Key terms such as "inheritance" and "stone rejected by the builders" evoke not just property law but legitimacy and succession: the tenants' decision to kill the heir represents an attempt to seize authority by violence, endangering the continuity of rightful stewardship. Jesus’ quotation of a familiar scripture (the "cornerstone") is a direct rhetorical challenge, reframing present conflict in terms of past rejection and divine reversal.
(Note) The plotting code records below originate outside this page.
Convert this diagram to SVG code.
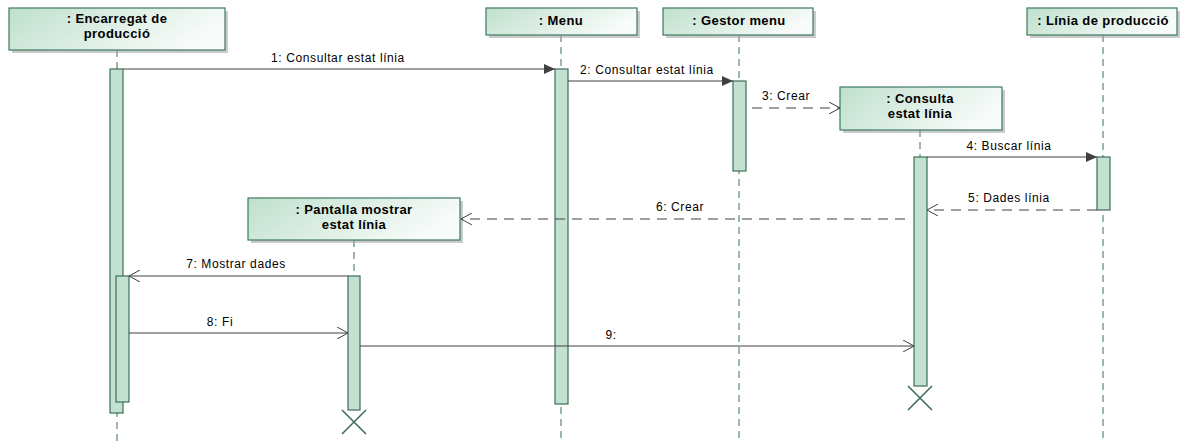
<svg xmlns="http://www.w3.org/2000/svg" width="1182" height="441" viewBox="0 0 1182 441">
<style>
.box{fill:url(#g);stroke:#3d7a5f;stroke-width:1.2}
.sh{fill:#a8a8a8;opacity:0.6}
.ttl{font-family:"Liberation Sans",Arial,sans-serif;font-size:13px;font-weight:bold;fill:#000;text-anchor:middle;letter-spacing:0.4px}
.life{stroke:#3d6e58;stroke-width:1;stroke-dasharray:7,5;fill:none}
.act{fill:#c2e1d0;stroke:#3d6e58;stroke-width:1.2}
.msg{stroke:#404040;stroke-width:1;fill:none}
.dash{stroke:#404040;stroke-width:1;fill:none;stroke-dasharray:10,7}
.lbl{font-family:"Liberation Sans",Arial,sans-serif;font-size:12px;fill:#000;text-anchor:middle;letter-spacing:0.6px}
.x{stroke:#3d6e58;stroke-width:1.6;fill:none}
</style>
<defs>
<linearGradient id="g" x1="0" y1="0" x2="1" y2="0.3">
<stop offset="0" stop-color="#bfe0cd"/>
<stop offset="1" stop-color="#f7fbf9"/>
</linearGradient>
<marker id="fa" markerWidth="12" markerHeight="10" refX="11" refY="5" orient="auto" markerUnits="userSpaceOnUse">
<path d="M0,0 L11,5 L0,10 Z" fill="#404040"/>
</marker>
<marker id="oa" markerWidth="12" markerHeight="12" refX="11" refY="6" orient="auto" markerUnits="userSpaceOnUse">
<path d="M0,0 L11,6 L0,12" fill="none" stroke="#404040" stroke-width="1"/>
</marker>
</defs>
<rect width="1182" height="441" fill="#fff"/>

<g id="lifelines">
<line class="life" x1="117" y1="50" x2="117" y2="441"/>
<line class="life" x1="561" y1="35" x2="561" y2="441"/>
<line class="life" x1="739" y1="35" x2="739" y2="441"/>
<line class="life" x1="920" y1="130" x2="920" y2="386"/>
<line class="life" x1="1103" y1="35" x2="1103" y2="441"/>
<line class="life" x1="354" y1="240" x2="354" y2="410"/>
</g>

<g id="n-encarregat">
<rect class="sh" x="12" y="11" width="216" height="42"/>
<rect class="box" x="9" y="8" width="216" height="42"/>
<text class="ttl" x="117" y="23">: Encarregat de</text>
<text class="ttl" x="117" y="38">producció</text>
<rect class="act" x="110" y="69" width="13" height="344"/>
<rect class="act" x="116" y="276" width="13" height="126"/>
</g>

<g id="n-menu">
<rect class="sh" x="489" y="11" width="151" height="27"/>
<rect class="box" x="486" y="8" width="151" height="27"/>
<text class="ttl" x="561" y="25">: Menu</text>
<rect class="act" x="555" y="69" width="13" height="335"/>
</g>

<g id="n-gestor">
<rect class="sh" x="666" y="11" width="150" height="27"/>
<rect class="box" x="663" y="8" width="150" height="27"/>
<text class="ttl" x="739" y="25">: Gestor menu</text>
<rect class="act" x="733" y="81" width="13" height="90"/>
</g>

<g id="n-consulta">
<rect class="sh" x="843" y="90" width="162" height="43"/>
<rect class="box" x="840" y="87" width="162" height="43"/>
<text class="ttl" x="920" y="103">: Consulta</text>
<text class="ttl" x="920" y="118">estat línia</text>
<rect class="act" x="914" y="157" width="13" height="229"/>
<path class="x" d="M908,386 L932,410 M932,386 L908,410"/>
</g>

<g id="n-linia">
<rect class="sh" x="1030" y="11" width="150" height="27"/>
<rect class="box" x="1027" y="8" width="150" height="27"/>
<text class="ttl" x="1103" y="25">: Línia de producció</text>
<rect class="act" x="1097" y="157" width="13" height="53"/>
</g>

<g id="n-pantalla">
<rect class="sh" x="251" y="201" width="212" height="42"/>
<rect class="box" x="248" y="198" width="212" height="42"/>
<text class="ttl" x="354" y="214">: Pantalla mostrar</text>
<text class="ttl" x="354" y="229">estat línia</text>
<rect class="act" x="348" y="276" width="12" height="134"/>
<path class="x" d="M342,410 L366,434 M366,410 L342,434"/>
</g>

<g id="connectors">
<line class="msg" x1="123" y1="69" x2="555" y2="69" marker-end="url(#fa)"/>
<text class="lbl" x="338" y="62">1: Consultar estat línia</text>
<line class="msg" x1="568" y1="81" x2="733" y2="81" marker-end="url(#fa)"/>
<text class="lbl" x="647" y="74">2: Consultar estat línia</text>
<line class="dash" x1="752" y1="108" x2="840" y2="108" marker-end="url(#oa)"/>
<text class="lbl" x="786" y="100">3: Crear</text>
<line class="msg" x1="927" y1="157" x2="1097" y2="157" marker-end="url(#fa)"/>
<text class="lbl" x="1009" y="150">4: Buscar línia</text>
<line class="dash" x1="1097" y1="210" x2="927" y2="210" marker-end="url(#oa)"/>
<text class="lbl" x="1009" y="202">5: Dades línia</text>
<line class="dash" x1="905" y1="219" x2="461" y2="219" marker-end="url(#oa)"/>
<text class="lbl" x="680" y="211">6: Crear</text>
<line class="msg" x1="348" y1="276" x2="129" y2="276" marker-end="url(#oa)"/>
<text class="lbl" x="236" y="268">7: Mostrar dades</text>
<line class="msg" x1="129" y1="333" x2="348" y2="333" marker-end="url(#oa)"/>
<text class="lbl" x="220" y="326">8: Fi</text>
<line class="msg" x1="360" y1="346" x2="914" y2="346" marker-end="url(#oa)"/>
<text class="lbl" x="611" y="339">9:</text>
</g>
</svg>
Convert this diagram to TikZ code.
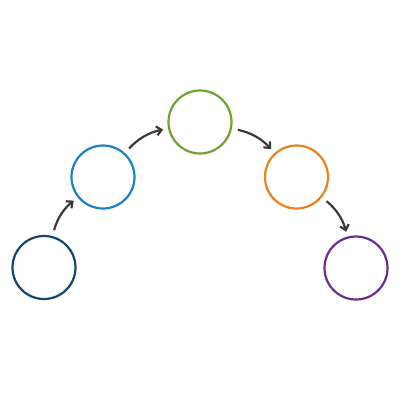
\documentclass[tikz,border=0pt]{standalone}
\usepackage{xcolor}
\usepackage{tikz}
\usetikzlibrary{arrows.meta}

\definecolor{navy}{HTML}{12466E}
\definecolor{sky}{HTML}{1B82BE}
\definecolor{leaf}{HTML}{6FA22E}
\definecolor{amber}{HTML}{E8821E}
\definecolor{plum}{HTML}{6B2D8F}
\definecolor{ink}{HTML}{3A3A3A}

\begin{document}
\begin{tikzpicture}[x=1pt,y=-1pt]
  \tikzset{every node/.style={shape=circle,draw,line width=2.2pt,inner sep=0pt,minimum size=63pt}};
  \tikzset{step arrow/.style={ink,line width=2.2pt,-{Straight Barb[length=5pt,width=9pt]},bend left=18,shorten <=6pt,shorten >=5pt}};
  \useasboundingbox (0,0) rectangle (400,400);
  \node[navy]  (A) at (44,267.5){};
  \node[sky]   (B) at (103,177){};
  \node[leaf]  (C) at (200,122){};
  \node[amber] (D) at (296.5,177){};
  \node[plum]  (E) at (356,268){};
  \draw[step arrow] (A) to (B);
  \draw[step arrow] (B) to (C);
  \draw[step arrow] (C) to (D);
  \draw[step arrow] (D) to (E);
\end{tikzpicture}
\end{document}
The primary movement in this text is a confrontation over legitimate authority, where the refusal to recognize the owner’s claim becomes a warning about the consequences of rejecting, rather than stewarding, what has been entrusted.

Reflection

Integrated Reflection: Boundaries of Belonging and Stewardship

These readings converge around the mechanisms of trust, transformation, and legitimacy in complex social worlds. The composition begins with a letter (2 Peter) constructing an internal program of communal formation—a roadmap for turning spiritual promises into lived, collective identity. It continues with a psalm that places resilience in adversity at the ritual center, portraying trust in divine protection not as escapism but as a performed claim for survival and flourishing. The gospel, meanwhile, reframes the problem of belonging as a struggle over authority and inheritance: who has the right to shape, claim, and continue the community?

Each text negotiates the tension between received tradition and ongoing transformation. The letter focuses inward, detailing how growth in ethical commitment distinguishes insiders from outsiders. The psalm gives voice to a community under stress, binding people together through mutual declaration of trust. The gospel dramatizes loss and recovery of legitimacy—the possibility that those who claim ownership may lose it if they fail in stewardship or reject foundational obligations.

What makes this cluster relevant today is how it exposes boundary management: how any collective, ancient or modern, struggles with questions of who represents its core, who is accountable, and what happens when stewardship fails. These mechanisms—formation, ritual resilience, contested legitimacy—remain active in contemporary civic, religious, and institutional life.

Taken together, the readings display the perennial contest between inherited mandates and ongoing innovation, showing that authority and belonging are always dynamic, never merely given.